Lines of data:
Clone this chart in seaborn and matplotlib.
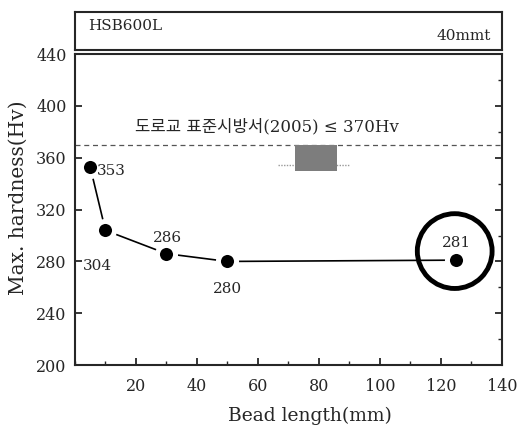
import numpy as np
import pandas as pd
import seaborn as sns
import matplotlib
matplotlib.use("Agg")
import matplotlib.pyplot as plt
from matplotlib.ticker import MultipleLocator, FixedLocator

# --- data ---
bead_length = [5, 10, 30, 50, 125]
max_hardness = [353, 304, 286, 280, 281]
point_labels = ["353", "304", "286", "280", "281"]
label_offsets = [(5, -3), (-6, -26), (1, 11), (0, -20), (0, 12)]  # points

spec_limit = 370
spec_text = "도로교 표준시방서(2005) ≤ 370Hv"
steel_grade = "HSB600L"
thickness = "40mmt"

x_ticks = [20, 40, 60, 80, 100, 120, 140]
y_ticks = [200, 240, 280, 320, 360, 400, 440]

sns.set_style("ticks")
serif = ["DejaVu Serif", "Noto Sans CJK KR"]
plt.rcParams["font.family"] = serif

df = pd.DataFrame({"Bead length": bead_length, "Max. hardness": max_hardness})

fig = plt.figure(figsize=(5.24, 4.30), dpi=100)
ax = fig.add_axes([0.143, 0.151, 0.815, 0.723])
top = fig.add_axes([0.143, 0.884, 0.815, 0.088])

# connecting line, then markers with white halo so the line stops short
sns.lineplot(data=df, x="Bead length", y="Max. hardness", color="black",
             lw=1.2, ax=ax, zorder=2)
sns.scatterplot(data=df, x="Bead length", y="Max. hardness", color="black",
                s=170, edgecolor="white", linewidth=3.6, ax=ax, zorder=3)

for x, y, lab, off in zip(bead_length, max_hardness, point_labels, label_offsets):
    ax.annotate(lab, (x, y), xytext=off, textcoords="offset points",
                fontsize=11, ha="left" if off[0] > 3 else "center", va="center")

# highlight circle on the longest bead
ax.scatter([bead_length[-1] - 0.5], [max_hardness[-1] + 7], s=2900,
           facecolor="none", edgecolor="black", linewidth=3.5, zorder=4)

# spec limit
ax.axhline(spec_limit, color="#555555", lw=0.9, ls=(0, (4, 3)), zorder=1)
ax.text(63, 384, spec_text, ha="center", va="center", fontsize=12,
        family=serif)

# gray downward block arrow
ax.plot([66.5, 90], [354.5, 354.5], color="#999999", lw=1.0, ls=(0, (1, 1)),
        zorder=1)
ax.fill_between([72, 86], 350, spec_limit, color="#7d7d7d", lw=0, zorder=1)

ax.set_xlim(0, 140)
ax.set_ylim(200, 440)
ax.xaxis.set_major_locator(FixedLocator(x_ticks))
ax.xaxis.set_minor_locator(MultipleLocator(10))
ax.yaxis.set_major_locator(FixedLocator(y_ticks))
ax.yaxis.set_minor_locator(MultipleLocator(20))
ax.tick_params(which="both", direction="in", labelsize=11.5, right=True,
               top=False, pad=6)
ax.tick_params(axis="x", which="major", length=5, width=1.3, pad=9)
ax.tick_params(axis="x", which="minor", length=3, width=1.0)
ax.tick_params(axis="y", which="major", length=5, width=1.3)
ax.tick_params(axis="y", which="minor", length=3, width=1.0, left=False)
for s in ax.spines.values():
    s.set_linewidth(1.5)
    s.set_visible(True)
ax.set_xlabel("Bead length(mm)", fontsize=13.5)
ax.set_ylabel("Max. hardness(Hv)", fontsize=14.5)
ax.xaxis.set_label_coords(0.55, -0.135)
ax.yaxis.set_label_coords(-0.11, 0.54)

# header box
top.set_xticks([])
top.set_yticks([])
for s in top.spines.values():
    s.set_linewidth(1.5)
    s.set_visible(True)
top.text(0.03, 0.62, steel_grade, transform=top.transAxes, fontsize=11,
         ha="left", va="center")
top.text(0.975, 0.38, thickness, transform=top.transAxes, fontsize=11,
         ha="right", va="center")

fig.savefig("out.png", dpi=100)
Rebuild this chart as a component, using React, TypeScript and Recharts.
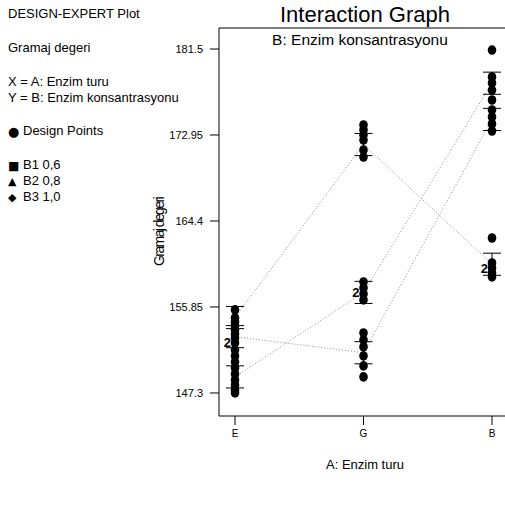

● Your task
Restate the data word for word from its first line through the line with "top = fig.add_axes([0.143, 0.884, 0.815, 0.088])", leaving out any picture along the way.

● Exercise result
Clone this chart in seaborn and matplotlib.
import numpy as np
import pandas as pd
import seaborn as sns
import matplotlib
matplotlib.use("Agg")
import matplotlib.pyplot as plt
from matplotlib.ticker import MultipleLocator, FixedLocator

# --- data ---
bead_length = [5, 10, 30, 50, 125]
max_hardness = [353, 304, 286, 280, 281]
point_labels = ["353", "304", "286", "280", "281"]
label_offsets = [(5, -3), (-6, -26), (1, 11), (0, -20), (0, 12)]  # points

spec_limit = 370
spec_text = "도로교 표준시방서(2005) ≤ 370Hv"
steel_grade = "HSB600L"
thickness = "40mmt"

x_ticks = [20, 40, 60, 80, 100, 120, 140]
y_ticks = [200, 240, 280, 320, 360, 400, 440]

sns.set_style("ticks")
serif = ["DejaVu Serif", "Noto Sans CJK KR"]
plt.rcParams["font.family"] = serif

df = pd.DataFrame({"Bead length": bead_length, "Max. hardness": max_hardness})

fig = plt.figure(figsize=(5.24, 4.30), dpi=100)
ax = fig.add_axes([0.143, 0.151, 0.815, 0.723])
top = fig.add_axes([0.143, 0.884, 0.815, 0.088])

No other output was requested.